The idea that ‘God is love’ is a hard-earned truth, and it can be discomforting to think that His presence is at its most resonant in life’s darkest and cruellest moments.

The pain of loss never goes away, but it is in the dark, cruel moments that God can be found, and joy can return. One day you can sing again. One day you can laugh again. One day you can experience joy again. After long dark nights comes dawn.

 

Known by God

And it is in reflecting on his own “long dark night” of the soul on the new album that Cave perhaps reveals the most about where he now stands with this wild God. In the song ‘Long Dark Night’ Cave speaks of this time in his life, a time that lasts a “night, a week, maybe a year”. For those who have experienced grief you know exactly what he is talking about. But it is what happens during this night that brings us closest to understanding Cave. A man with “long trailing hair” visits him in his grief and sits at the end of his bed. We’re told little about this man except one key detail: he knows Nick’s name. To which Cave asks, “How could he know when I did not even know my name?”

I hear these words and think of the tumult of grief, such that in the midst of great pain and loss we sometime don’t even know ourselves anymore. And then He enters in, and tells us who we are. We might not know ourselves. We might not even fully know Him. But He knows us, and our pain.

 

The Birth of Joy

It is perhaps an encounter such as this that explains the joy that characterises this album. Because it really is joyful, both lyrically and musically.

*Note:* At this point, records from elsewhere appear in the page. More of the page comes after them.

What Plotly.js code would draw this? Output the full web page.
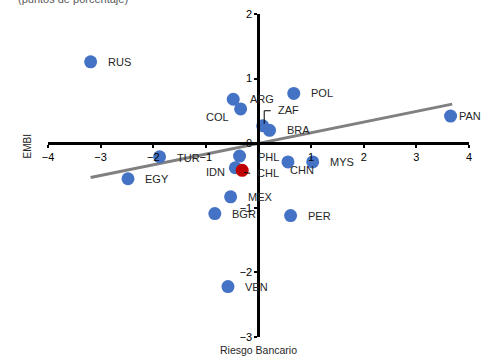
<!DOCTYPE html>
<html>
<head>
<meta charset="utf-8">
<script src="https://cdn.plot.ly/plotly-3.0.1.min.js"></script>
<style>html,body{margin:0;padding:0;background:#fff;}#chart{width:488px;height:356px;}</style>
</head>
<body>
<div id="chart"></div>
<script>
// Data
var countries = ["RUS","ARG","COL","ZAF","BRA","POL","PAN","PHL","IDN","CHN","MYS","TUR","EGY","MEX","BGR","PER","VEN"];
var riesgoBancario = [-3.19,-0.48,-0.34,0.08,0.21,0.67,3.65,-0.36,-0.44,0.56,1.03,-1.88,-2.48,-0.53,-0.83,0.61,-0.58];
var embi = [1.26,0.68,0.53,0.27,0.20,0.77,0.42,-0.20,-0.38,-0.29,-0.29,-0.21,-0.55,-0.83,-1.09,-1.12,-2.22];
var highlightName = ["CHL"];
var highlightX = [-0.31];
var highlightY = [-0.42];
var trendX = [-3.19, 3.68];
var trendY = [-0.53, 0.605];
var xTicks = [-4,-3,-2,-1,1,2,3,4];
var yTicks = [-3,-2,-1,0,1,2];

// Label placement (pixel offsets, styling only)
var labelStyle = {
  RUS:{dx:15,dy:0,anchor:"left"}, ARG:{dx:15,dy:0,anchor:"left"}, COL:{dx:-10,dy:-8,anchor:"right"},
  ZAF:{dx:13,dy:16,anchor:"left"}, BRA:{dx:15,dy:0,anchor:"left"}, POL:{dx:15,dy:0,anchor:"left"},
  PAN:{dx:6,dy:0,anchor:"left"}, PHL:{dx:16,dy:-1,anchor:"left"}, IDN:{dx:-8,dy:-4,anchor:"right"},
  CHN:{dx:0,dy:-8,anchor:"left"}, MYS:{dx:15,dy:0,anchor:"left"}, TUR:{dx:15,dy:-1,anchor:"left"},
  EGY:{dx:15,dy:0,anchor:"left"}, MEX:{dx:15,dy:0,anchor:"left"}, BGR:{dx:15,dy:0,anchor:"left"},
  PER:{dx:15,dy:0,anchor:"left"}, VEN:{dx:15,dy:0,anchor:"left"}, CHL:{dx:13,dy:-3,anchor:"left"}
};

var lblFont = {family:"Liberation Sans, Arial, sans-serif", size:11, color:"#262626"};
var annotations = [];
function addLabel(name, x, y){
  var s = labelStyle[name];
  annotations.push({x:x, y:y, xref:"x", yref:"y", text:name, showarrow:false,
    xanchor:s.anchor, yanchor:"middle", xshift:s.dx, yshift:s.dy, font:lblFont});
}
for (var i=0;i<countries.length;i++) addLabel(countries[i], riesgoBancario[i], embi[i]);
addLabel(highlightName[0], highlightX[0], highlightY[0]);

annotations.push({xref:"paper", yref:"paper", x:-0.076, y:1.023, xanchor:"left", yanchor:"bottom",
  text:"(puntos de porcentaje)", showarrow:false, font:{family:"Liberation Sans, Arial, sans-serif", size:11, color:"#595959"}});
annotations.push({xref:"paper", yref:"paper", x:0.5, y:-0.04, xanchor:"center", yanchor:"middle",
  text:"Riesgo Bancario", showarrow:false, font:{family:"Liberation Sans, Arial, sans-serif", size:10.5, color:"#262626"}});
annotations.push({xref:"paper", yref:"paper", x:-0.05, y:0.59, xanchor:"center", yanchor:"middle", textangle:-90,
  text:"EMBI", showarrow:false, font:{family:"Liberation Sans, Arial, sans-serif", size:10, color:"#262626"}});

var zi = countries.indexOf("ZAF");
var shapes = [
  {type:"path", xref:"x", yref:"y", xsizemode:"pixel", ysizemode:"pixel",
   xanchor:riesgoBancario[zi], yanchor:embi[zi], path:"M 1.5 2 L 1.5 15 L 8 15", line:{color:"#000", width:1}},
  {type:"path", xref:"x", yref:"y", xsizemode:"pixel", ysizemode:"pixel",
   xanchor:highlightX[0], yanchor:highlightY[0], path:"M 2 -2 L 8 -3", line:{color:"#000", width:1}}
];

var traces = [
  {x:trendX, y:trendY, mode:"lines", line:{color:"#808080", width:3}, hoverinfo:"skip"},
  {x:riesgoBancario, y:embi, mode:"markers", marker:{color:"#4472C4", size:13}},
  {x:highlightX, y:highlightY, mode:"markers", marker:{color:"#C00000", size:13}}
];

var axisFont = {family:"Liberation Sans, Arial, sans-serif", size:11, color:"#000"};
var layout = {
  width:488, height:356,
  margin:{l:48, r:19, t:14, b:19, pad:0},
  paper_bgcolor:"#fff", plot_bgcolor:"#fff",
  showlegend:false,
  xaxis:{range:[-4,4], tickvals:xTicks, showgrid:false, zeroline:false, showline:true, linecolor:"#000", linewidth:2.5,
    ticks:"outside", ticklen:3, tickwidth:2, tickcolor:"#000", anchor:"free", position:0.6006, tickfont:axisFont, fixedrange:true},
  yaxis:{range:[-3,2], tickvals:yTicks, showgrid:false, zeroline:false, showline:true, linecolor:"#000", linewidth:2.5,
    ticks:"outside", ticklen:3, tickwidth:2, tickcolor:"#000", anchor:"free", position:0.4998, tickfont:axisFont, fixedrange:true},
  annotations:annotations,
  shapes:shapes
};
Plotly.newPlot("chart", traces, layout, {staticPlot:true});
</script>
</body>
</html>
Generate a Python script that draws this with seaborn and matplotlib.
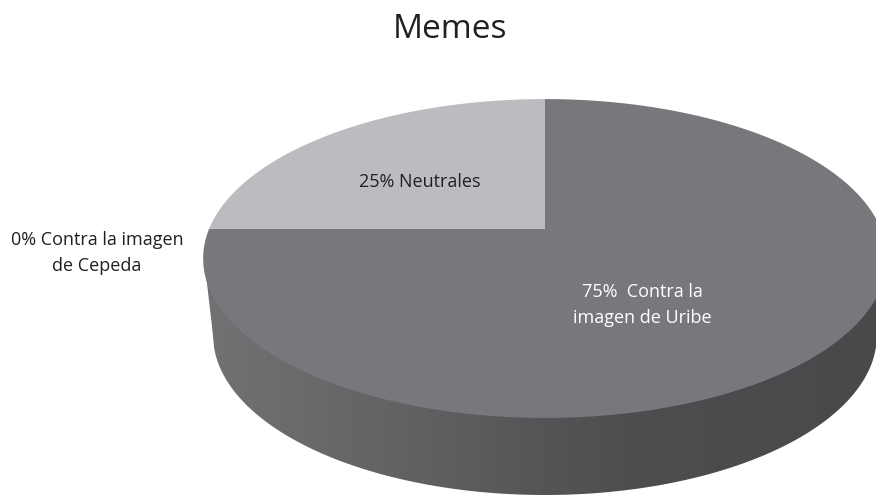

The song ‘Frogs’ is a wonderful example of this, a song that Cave has explained is about him walking home after church with his wife, “amazed by love”, watching frogs jumping in the gutter “in the Sunday rain”. Admittedly the lyrics here are a wild, cryptic, happy jumble, but that is part of the fun of them. You can’t help but smile as Cave sings of “jumping for joy, jumping for love”. The tune only further lifts your spirits, with its ecstatic, soaring crescendo.

This is not to say of course that the entire album is religious in theme. The opening track ‘Song of the Lake’ celebrates the joy of nature, as Cave sings of golden light on a lake’s shore, accompanied by a rising orchestral choir that warms the heart.

But joy is never far away. The song simply titled ‘Joy’ also gives reason as to why. Here “a ghost with giant sneakers” (presumably Cave’s son Arthur) tells him “we’ve all had too much sorrow, now is the time for joy”. Significantly, the music of this track is more sombre in tone, reminding the listener that grief is also never far away; it mingles with joy.

 

True and Lasting Joy

So what are we to make of all this? Has Cave become a Christian? When he sings, “touched by the spirit and touched by the flame” in ‘Conversion’ is he speaking about himself? Perhaps. As mentioned above, Cave seems to deliberately avoid giving a clear answer. He speaks of his regular church attendance these days (although doesn’t reveal where). He speaks openly and freely of God providing some solution to his grief. But beyond that we are speculating.

So rather than speculate, I prefer to give thanks for what is clear and what this new album reminds me of. Joy can be found in the face of suffering (and for me as a Christian I can give thanks for knowing why). But I also give thanks for Cave’s unashamed expression of joy to his fans across the world. I pray that through all this many might ultimately come to know the true and lasting joy that is only found in knowing and being known by Christ.